Bien, este es un tema extremadamente controvertible, pero no lo voy a esquivar, es parte del mundo de los jóvenes de hoy y de los que pretenden vivir como ellos. Me voy a atrever a proponer esta tesis, que está sustentada tan solo por las convicciones a las que he arribado de la observación, la reflexión y la experiencia.
El concepto de obsolescencia, por el cual las cosas tienen un valor a término, se ha introducido en nuestros modos de pensar y de vivir. Pero, también se ha ido extendiendo en su aplicación a las relaciones personales, incluidas las relaciones de pareja, concepto amplio y ambiguo. Ese concepto tiene una íntima relación con lo efímero, lo evanescente, lo circunstancial, lo que convierte todo en entidades pasajeras: nuestras ropas, nuestros electrodomésticos, nuestros gustos, la música, nuestros sentimientos, etc. Esta cualidad de pasajera trasladada a las relaciones de pareja convierte la relación actual en sólo un puente con la próxima relación, que será mejor que la actual. Es la novedad lo que la convierte en apetecible y la novedad tiene una duración muy corta. Por lo que la búsqueda de relaciones apunta a pasar el momento o, en el mejor de los casos, un corto lapso de tiempo.

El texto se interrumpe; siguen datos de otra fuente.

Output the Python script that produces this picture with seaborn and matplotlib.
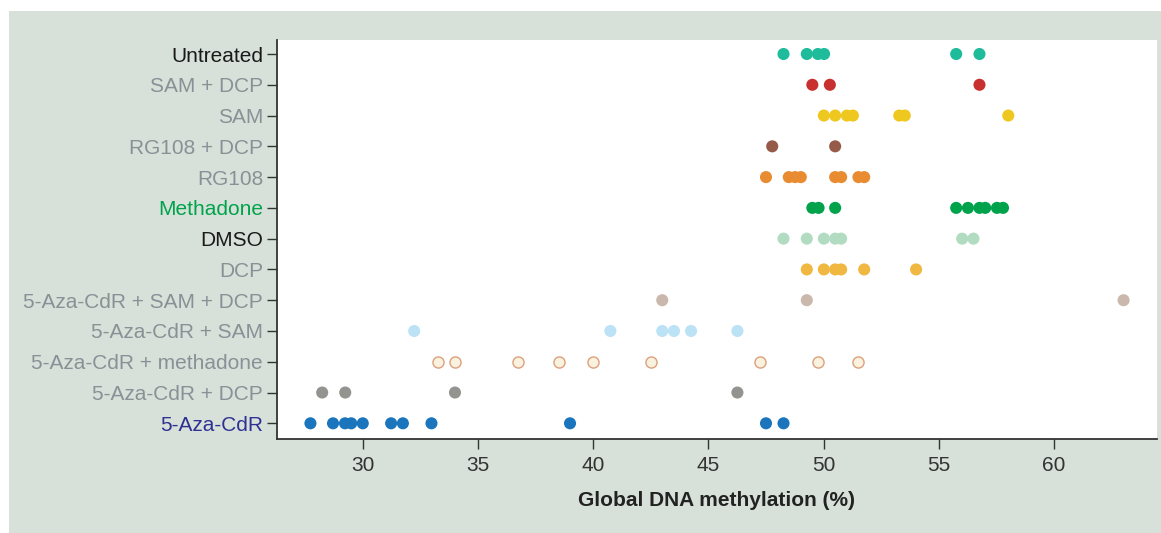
import matplotlib
matplotlib.use("Agg")
import matplotlib.pyplot as plt
from matplotlib.patches import Rectangle
import seaborn as sns
import pandas as pd

# ---- data ----
categories = [
    "Untreated", "SAM + DCP", "SAM", "RG108 + DCP", "RG108", "Methadone", "DMSO",
    "DCP", "5-Aza-CdR + SAM + DCP", "5-Aza-CdR + SAM", "5-Aza-CdR + methadone",
    "5-Aza-CdR + DCP", "5-Aza-CdR",
]
untreated = [48.26, 49.27, 49.75, 50.02, 55.75, 56.76]
sam_dcp = [49.51, 50.27, 56.76]
sam = [50.01, 50.50, 51.01, 51.27, 53.28, 53.52, 58.01]
rg108_dcp = [47.77, 50.50]
rg108 = [47.50, 48.49, 48.76, 49.01, 50.50, 50.76, 51.51, 51.76]
methadone = [49.51, 49.78, 50.50, 55.75, 56.26, 56.76, 57.01, 57.52, 57.78]
dmso = [48.26, 49.27, 50.01, 50.50, 50.76, 56.01, 56.50]
dcp = [49.27, 50.01, 50.50, 50.76, 51.76, 54.01]
aza_sam_dcp = [43.00, 49.27, 63.01]
aza_sam = [32.24, 40.75, 43.00, 43.51, 44.25, 46.26]
aza_methadone = [33.26, 34.01, 36.74, 38.51, 40.00, 42.50, 47.26, 49.76, 51.51]
aza_dcp = [28.25, 29.25, 34.01, 46.26]
aza = [27.74, 28.72, 29.24, 29.51, 30.01, 31.24, 31.75, 32.99, 39.00, 47.50, 48.26]

series = [untreated, sam_dcp, sam, rg108_dcp, rg108, methadone, dmso, dcp,
          aza_sam_dcp, aza_sam, aza_methadone, aza_dcp, aza]

colors = ["#1fbc9c", "#c8302f", "#efc81f", "#955a48", "#e88b31", "#00a34b", "#b2dcc2",
          "#f0b840", "#c9b8ab", "#bce2f5", "#f8f2df", "#939390", "#1a75bc"]
label_colors = ["#1a1a1a", "#8a9096", "#8a9096", "#8a9096", "#8a9096", "#00a34b", "#1a1a1a",
                "#8a9096", "#8a9096", "#8a9096", "#8a9096", "#8a9096", "#2e3192"]
hollow_edge = "#dda07c"
hollow_group = "5-Aza-CdR + methadone"

df = pd.DataFrame(
    [(c, v) for c, vals in zip(categories, series) for v in vals],
    columns=["group", "value"],
)
palette = dict(zip(categories, colors))

# ---- style ----
sns.set_style("ticks")
plt.rcParams["font.family"] = ["Liberation Sans", "DejaVu Sans"]

fig = plt.figure(figsize=(11.61, 5.33), dpi=100, facecolor="white")
bg = Rectangle((9 / 1161, 0), 1 - 9 / 1161, 1 - 11 / 533,
               transform=fig.transFigure, facecolor="#d7e1d9",
               edgecolor="none", zorder=-10)
fig.patches.append(bg)
ax = fig.add_axes([277 / 1161, 1 - 439 / 533, (1157 - 277) / 1161, (439 - 40) / 533])
ax.set_zorder(5)
ax.set_facecolor("white")

filled = df[df["group"] != hollow_group]
hollow = df[df["group"] == hollow_group]

sns.stripplot(data=filled, x="value", y="group", hue="group", palette=palette,
              order=categories, hue_order=categories, jitter=False, size=8.7,
              linewidth=0, legend=False, ax=ax, zorder=3)
sns.stripplot(data=hollow, x="value", y="group", order=categories, jitter=False,
              size=8.0, color=palette[hollow_group], edgecolor=hollow_edge,
              linewidth=1.0, legend=False, ax=ax, zorder=3)

ax.set_xlim(26.29, 64.46)
ax.set_ylim(12.51, -0.455)
ax.set_xticks([30, 35, 40, 45, 50, 55, 60])
ax.set_ylabel("")
ax.set_xlabel("Global DNA methylation (%)", fontsize=15, fontweight="bold",
              color="#222222", labelpad=12)

for s in ["top", "right"]:
    ax.spines[s].set_visible(False)
for s in ["left", "bottom"]:
    ax.spines[s].set_color("#333333")
    ax.spines[s].set_linewidth(1.3)

ax.tick_params(axis="x", length=7, width=1, color="#333333", labelsize=15,
               labelcolor="#333333", pad=5)
ax.tick_params(axis="y", length=7, width=1, color="#333333", labelsize=15, pad=3)
for lbl, col in zip(ax.get_yticklabels(), label_colors):
    lbl.set_color(col)

fig.savefig("out.png", dpi=100, facecolor="white")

Hay expresiones de los jóvenes (y de los otros) que me asustan. Dicen de una relación: ya fue. O algo más descarnado: fue un touch and go. Mi necesidad de dar una explicación a este tipo de expresiones, que manifiestan conductas personales, me ha llevado a reflexionar sobre el particular. He llegado a la siguiente conclusión: el mercado ha introducido la creencia que todo se puede comprar, y también que la obsolescencia es una cualidad de todo lo comprable. El amor ha sido sometido, en parte, a esas reglas. Si bien el amor es imposible de ser comprado, porque tal operación demostraría que no es amor, el mercado espiritual ofrece sustitutos aceptables. La necesidad impuesta por este tipo de prácticas sociales de pasarla bien empuja al consumo de relaciones circunstanciales obtenibles en lugares comerciales: paseos de compra, boliches, confiterías, etc. Queda claro que lo que se puede conseguir allí no obliga a una relación duradera.
Bien, avancemos. También el consumo invadió las relaciones personales, incluidas las de pareja. Los cuerpos de ellas y ellos son, en parte, resultado de diversos consumos, desde ropas, alimentos, cosméticos hasta aditamentos de todo tipo que sacan o agregan lo que se pida. Todo ello no sorprende ya a nadie. Esos cuerpos son ofrecidos para el consumo amoroso, que poco tiene que ver con sentimientos duraderos o profundos. Se consume sexo, según se dice, como si el sexo fuera un producto ajeno a la integralidad de la persona. Las personas son sexuadas en su totalidad, por lo que la relación con sólo su genitalidad es una amputación espiritual, que permite un distanciamiento al utilizar nada más que una parte de ella. Es un uso, un consumo, de lo que se denomina el placer individual. La búsqueda del placer a través del otro convierte a éste en un instrumento para su logro. En estas condiciones, se denomina placer a un estremecimiento superficial, epidérmico, que reduce la relación a un conjunto de sensaciones, más o menos intensas.
Este juego elevado como justificación ideológica a la categoría de libertad sexual, cuando debiera llamarse más correctamente libertad genital, empobrece las relaciones de pareja, las vacía de contenido espiritual, animaliza esas relaciones. Puede encontrarse en expresiones como potro y potra, macho y hembra, que reducen sus contenidos a medidas de peso, tamaño y forma, una parte de lo que intento trasmitir. Todo ello tiene un precio elevadísimo en la conformación integral de los que practican ese tipo de relaciones. Una vez más, este no es un problema sólo de jóvenes.